When we talk about a 'radius increase,' we are simply discussing how much longer the radius becomes in a circle. A circle's radius is the distance from its center to any point on its edge. If you start with a radius of 2 meters and increase it to 2.02 meters, the radius has increased by 0.02 meters.
This might seem like a tiny change, but because the circle's area is proportional to the square of the radius, even a small increase in the radius can make a noticeable difference in the area.
Whenever the radius is increased, you should think about how this affects the circle's dimensions and how it might impact calculations like area or circumference.

The area of a circle is calculated using the formula: \[ A = \pi r^2 \] where \( A \) represents the area and \( r \) is the radius of the circle. This formula shows that as the radius changes, the area changes in proportion to the square of that radius.

Let's consider the given example:

• Original radius: 2.00 meters
• New radius: 2.02 meters

First, calculate the original area using the formula: \[ A = \pi (2.00)^2 = 4\pi \text{ m}^2 \] Next, calculate the area with the new, slightly larger radius: \[ A' = \pi (2.02)^2 = 4.0804\pi \text{ m}^2 \] You can see that the area slightly increases due to the squared term in the formula. Small changes in the radius lead to corresponding changes in the area. This exercise should give you a strong grasp of how radius changes affect area.

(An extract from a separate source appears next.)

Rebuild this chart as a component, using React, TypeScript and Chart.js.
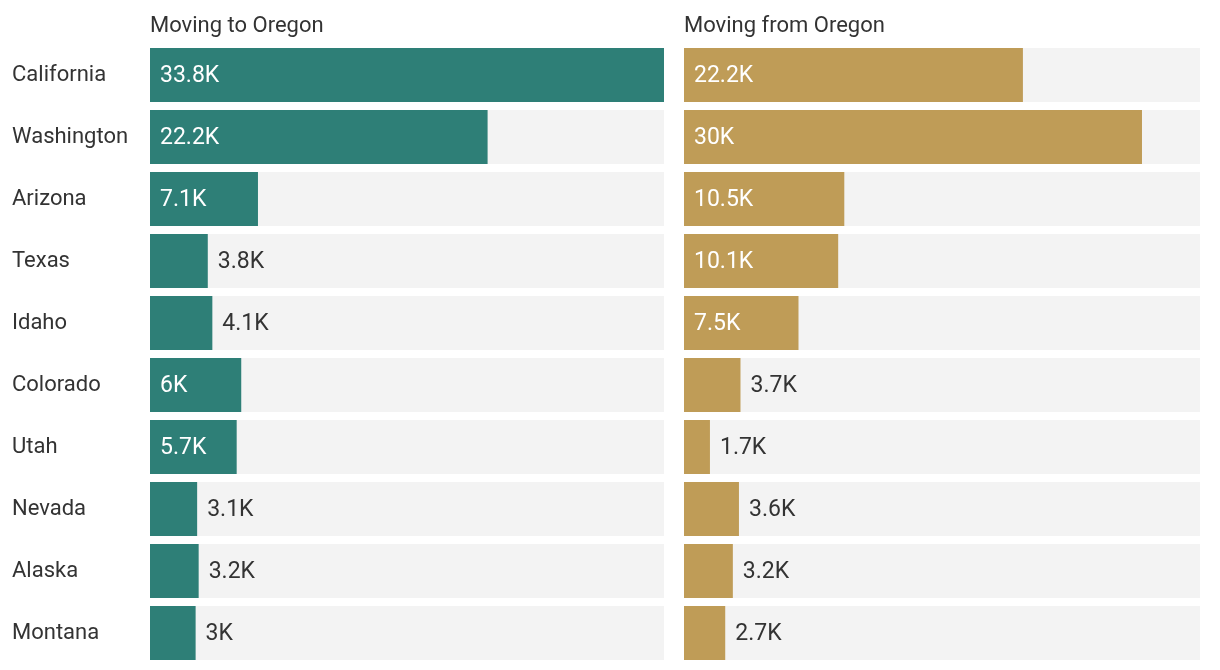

Once you know the change in area, expressing it as a percentage can help you understand the magnitude of that change relative to the original area. Percentage change tells you how much the circle's area has increased or decreased in comparison to its initial size.

Here's how you calculate it:

• First, determine the change in area, \( \Delta A \), which is the difference between the new area and the original area: \[ \Delta A = A' - A = 4.0804\pi - 4\pi = 0.0804\pi \text{ m}^2 \]
• Then, use the formula for percentage change: \[\text{Percentage Change} = \left( \frac{\Delta A}{A} \right) \times 100\% \] Substitute the known values: \[\text{Percentage Change} = \left( \frac{0.0804\pi}{4\pi} \right) \times 100\% = 2.01\% \]

This percentage change tells us that the area of the circle has increased by approximately 2.01% due to the increase in radius. It highlights how small adjustments in the radius can lead to significant changes in the area, especially when expressed in percentage terms.